Actionable tip: Compare recent summer internship lists and PPO conversion rates. A program with higher PPO rates reduces hiring risk and improves ROI.


6. Alumni network and long-term mobility

BITS Pilani

  • Alumni strength: BITS Pilani has a vast alumni base, especially in engineering and tech, that can be powerful for roles in product and startups. Alumni networks in metropolitan tech hubs provide mentorship, introductions and hiring leads.

1. IIM Baby Colleges

  • Alumni strength: Newer IIMs are rapidly building national alumni networks. The “IIM” brand confers wide recognition and increasingly active alumni associations that assist with placements, mentorship and corporate relations.

Observation: Over a 5–10 year horizon, IIM baby colleges’ alumni networks will grow in weight; BITS Pilani’s existing engineering alumni base already provides strong domain-specific leverage today.



7. Campus experience and peer group

  • BITS Pilani: Student body often has strong technical backgrounds; peer learning in technical problem solving and innovation is a consistent advantage.

  • IIM Baby Colleges: Cohorts often include a mix of engineering and non-engineering backgrounds with a stronger focus on business and consulting case methodologies.

Why it matters: Peer group shapes learning — if you want to move into product/analytics quickly, a cohort steeped in technical skills is helpful. If you want to practice case interviews and consulting frameworks intensively, IIM culture may provide more direct coaching.


8. Case studies and real-world outcomes (illustrative)

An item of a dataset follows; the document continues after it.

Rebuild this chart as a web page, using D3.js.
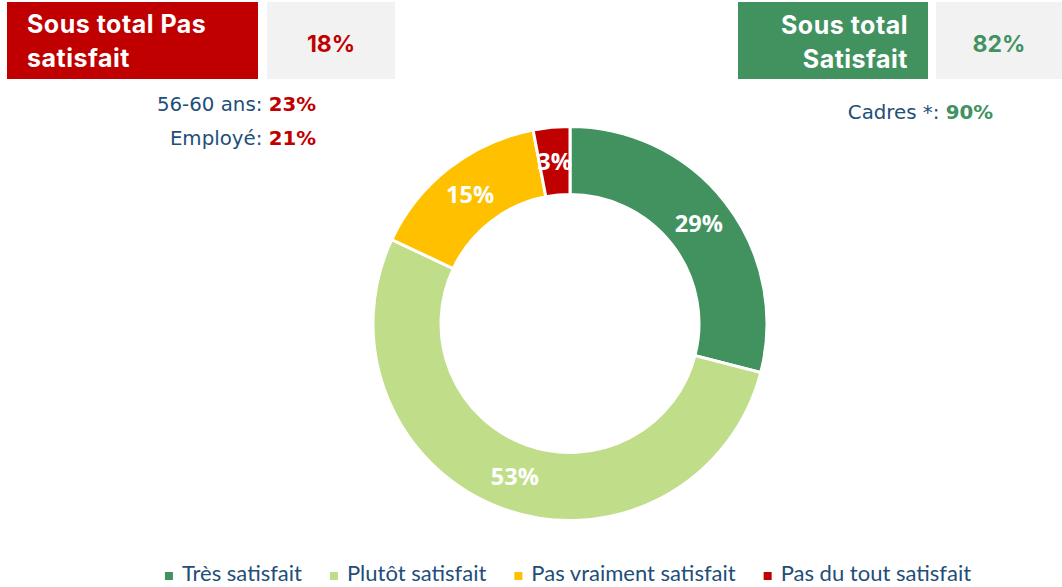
<!DOCTYPE html>
<html><head><meta charset="utf-8">
<script src="https://cdn.jsdelivr.net/npm/d3@7"></script>
<style>body{margin:0;background:#fff}</style>
</head><body><svg id="c" width="1062" height="587"></svg>
<script>
const categories = ["Très satisfait","Plutôt satisfait","Pas vraiment satisfait","Pas du tout satisfait"];
const values = [29,53,15,3];
const colors = ["#41925F","#C0DD8A","#FFC000","#C00000"];
const subtotalLabels = [["Sous total Pas","satisfait"],["Sous total","Satisfait"]];
const subtotalValues = ["18%","82%"];
const notesLeft = [["56-60 ans: ","23%"],["Employé: ","21%"]];
const notesRight = [["Cadres *: ","90%"]];

const svg = d3.select("#c");
const cx = 570, cy = 323.5, rOuter = 197, rInner = 129;
const noteBlue = "#1F4E79";

// Donut
const pie = d3.pie().sort(null).value(d => d.v).startAngle(0).endAngle(2*Math.PI);
const data = pie(categories.map((c,i) => ({c, v: values[i], col: colors[i]})));
const arc = d3.arc().innerRadius(rInner).outerRadius(rOuter);
const labelArc = d3.arc().innerRadius((rInner+rOuter)/2).outerRadius((rInner+rOuter)/2);
const g = svg.append("g").attr("transform", `translate(${cx},${cy})`);
g.selectAll("path.s").data(data).join("path").attr("class","s")
  .attr("d", arc).attr("fill", d => d.data.col)
  .attr("stroke", "#fff").attr("stroke-width", 3).attr("stroke-linejoin","miter");
g.selectAll("text.l").data(data).join("text").attr("class","l")
  .attr("transform", d => `translate(${labelArc.centroid(d)})`)
  .attr("text-anchor","middle").attr("dy","0.36em")
  .attr("font-family","'Open Sans', sans-serif").attr("font-weight",700)
  .attr("font-size",23.5).attr("fill","#fff")
  .text(d => d.data.v + "%");

// Subtotal boxes
const boxes = [
  {x:7, w:251, fill:"#C00000", vx:267, vw:128, vcol:"#C00000", anchor:"start", tx:27, base:[33,67]},
  {x:738, w:190, fill:"#41925F", vx:936, vw:126, vcol:"#41925F", anchor:"end", tx:908, base:[34,68]}
];
boxes.forEach((b,i) => {
  svg.append("rect").attr("x",b.x).attr("y",2).attr("width",b.w).attr("height",77).attr("fill",b.fill);
  svg.append("rect").attr("x",b.vx).attr("y",2).attr("width",b.vw).attr("height",77).attr("fill","#F2F2F2");
  subtotalLabels[i].forEach((t,j) => {
    svg.append("text").attr("x",b.tx).attr("y",b.base[j]).attr("text-anchor",b.anchor)
      .attr("font-family","Inter, sans-serif").attr("font-weight",700).attr("font-size",25)
      .attr("letter-spacing","0.5px")
      .attr("fill","#fff").text(t);
  });
  svg.append("text").attr("x",b.vx + b.vw/2).attr("y",52).attr("text-anchor","middle")
    .attr("font-family","Inter, sans-serif").attr("font-weight",700).attr("font-size",23)
    .attr("fill",b.vcol).text(subtotalValues[i]);
});

// Notes
function note(parts, x, y, anchor, col){
  const t = svg.append("text").attr("x",x).attr("y",y).attr("text-anchor",anchor)
    .attr("font-family","'DejaVu Sans', Verdana, sans-serif").attr("font-size",19.8);
  t.append("tspan").attr("fill",noteBlue).text(parts[0]);
  t.append("tspan").attr("fill",col).attr("font-weight",700).text(parts[1]);
}
notesLeft.forEach((p,i) => note(p, 316, 111 + i*34, "end", "#C00000"));
notesRight.forEach((p,i) => note(p, 993, 119 + i*34, "end", "#41925F"));

// Legend
const leg = svg.append("g");
const items = leg.selectAll("g").data(categories).join("g");
items.append("rect").attr("width",8).attr("height",8).attr("y",-9).attr("fill",(d,i)=>colors[i]);
items.append("text").attr("x",17).attr("y",0)
  .attr("font-family","Lato, sans-serif").attr("font-size",22).attr("fill",noteBlue)
  .text(d => d);
let xpos = 0; const gap = 28;
items.each(function(){
  const w = 17 + d3.select(this).select("text").node().getComputedTextLength();
  d3.select(this).attr("transform", `translate(${xpos},0)`);
  xpos += w + gap;
});
const total = xpos - gap;
leg.attr("transform", `translate(${568 - total/2},581)`);
</script></body></html>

  • Candidate A (Engineering → Product): Took admission to BITS Pilani MBA, used capstone analytics projects and campus product internships to secure a product management role with a large tech firm — rapid domain translation and incremental salary growth.

  • Candidate B (Early-career → Consulting): Joined an IIM baby college, focused on case practice and consulting summer internship; secured a consulting offer during campus placements — notable salary uplift and consulting career accelerator.

These examples illustrate that career growth is role-dependent: school choice should align with your target function.